While the Council position is still lacking in the recognition of a truly technology neutral approach, it does nevertheless go in the right direction by recognising the need for flexibility in addressing national differences in the path toward decarbonising the building sector. And it will be interesting to see how the Member States approach will be faced by the European Parliament, where, in stark contrast to the Council, MEPs have yet to find a common position after postponing a final vote in the ITRE committee to the end of November in order to have more time to iron-out a suitable compromise.

 

France will start the distribution of F30

The ministerial decbiofioulree authorizing the biofuel F30 to be placed on the market, has been published. The ministerial decree was published in the Official Journal on Sunday October 2.

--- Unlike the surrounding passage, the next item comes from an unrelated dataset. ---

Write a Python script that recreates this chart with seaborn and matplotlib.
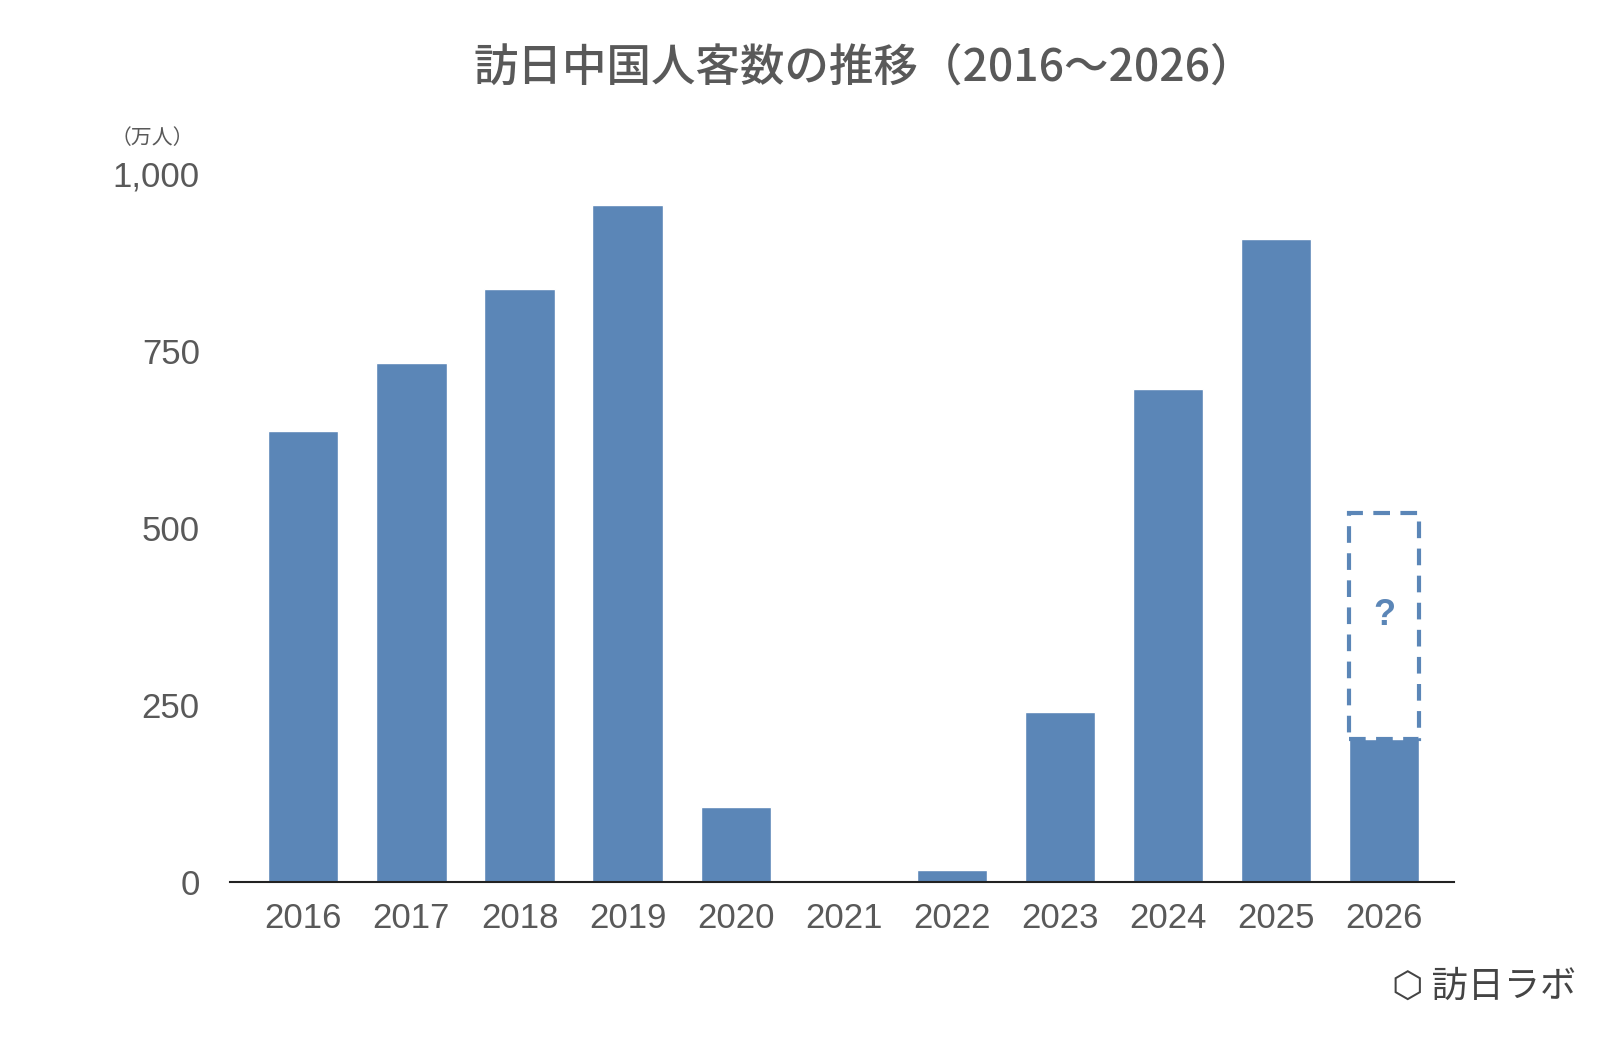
import matplotlib
matplotlib.use("Agg")
import matplotlib.pyplot as plt
import seaborn as sns
import pandas as pd
from matplotlib.patches import Rectangle

years = ["2016", "2017", "2018", "2019", "2020", "2021", "2022", "2023", "2024", "2025", "2026"]
visitors = [637, 733, 838, 956, 106, 4, 17, 240, 696, 908, 203]
forecast_top = 521
yticks = [0, 250, 500, 750, 1000]
ytick_labels = ["0", "250", "500", "750", "1,000"]

sns.set_theme(style="white")
plt.rcParams['font.family'] = ['Noto Sans CJK JP', 'DejaVu Sans']

bar_color = "#5B86B7"
text_color = "#595959"

fig = plt.figure(figsize=(16, 10.48), dpi=100)
ax = fig.add_axes([0.144, 0.158, 0.765, 0.676])

df = pd.DataFrame({"year": years, "visitors": visitors})
sns.barplot(data=df, x="year", y="visitors", color=bar_color, saturation=1, width=0.65, ax=ax)

# dashed forecast box on top of the 2026 bar
n = len(years) - 1
ax.add_patch(Rectangle((n - 0.325, visitors[-1]), 0.65, forecast_top - visitors[-1],
                       fill=False, edgecolor=bar_color, linestyle=(0, (4, 2.5)), linewidth=3,
                       clip_on=False))
ax.text(n, (forecast_top + visitors[-1]) / 2 + 15, "?", color=bar_color, fontsize=26,
        fontweight="bold", ha="center", va="center", family=["Liberation Sans"])

ax.set_xlim(-0.675, 10.65)
ax.set_ylim(0, 1000)
ax.set_yticks(yticks)
ax.set_yticklabels(ytick_labels)
ax.tick_params(axis="both", labelsize=25, colors=text_color, length=0)
ax.tick_params(axis="x", pad=14)
ax.tick_params(axis="y", pad=22)
for lbl in ax.get_xticklabels() + ax.get_yticklabels():
    lbl.set_family(["Liberation Sans"])
ax.set_xlabel("")
ax.set_ylabel("")
for s in ["top", "right", "left"]:
    ax.spines[s].set_visible(False)
ax.spines["bottom"].set_color("#222222")
ax.spines["bottom"].set_linewidth(1.5)
for b in ax.patches:
    b.set_clip_on(False)

fig.text(0.54, 0.935, "訪日中国人客数の推移（2016～2026）", ha="center", va="center",
         fontsize=32, color=text_color, fontweight="medium")
fig.text(0.095, 0.868, "（万人）", ha="center", va="center", fontsize=15, color=text_color)
fig.text(0.985, 0.058, "⬡ 訪日ラボ", ha="right", va="center", fontsize=26, color="#444444")

fig.savefig("out.png", dpi=100)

This F30 must be used in boilers installed as from 1 July 2022. Boilers in service must continue to use traditional domestic fuel oil. However, F30 can also be used in boilers currently in service, provided that they are technically adapted. In particular, it will be necessary to replace the burner with an F30 burner and check the compatibility of all the equipment. But this is not an obligation; the user can stay on traditional domestic heating oil.

F30 is subject to the same taxation as domestic heating oil. This will be the next project of the FF3C for the next finance law. Indeed, an incentive taxation could convince users of boilers in service to switch to the use of this new fuel by changing the burner.

More than 300 sites, spread across the national territory, are ready to ensure F30 deliveries.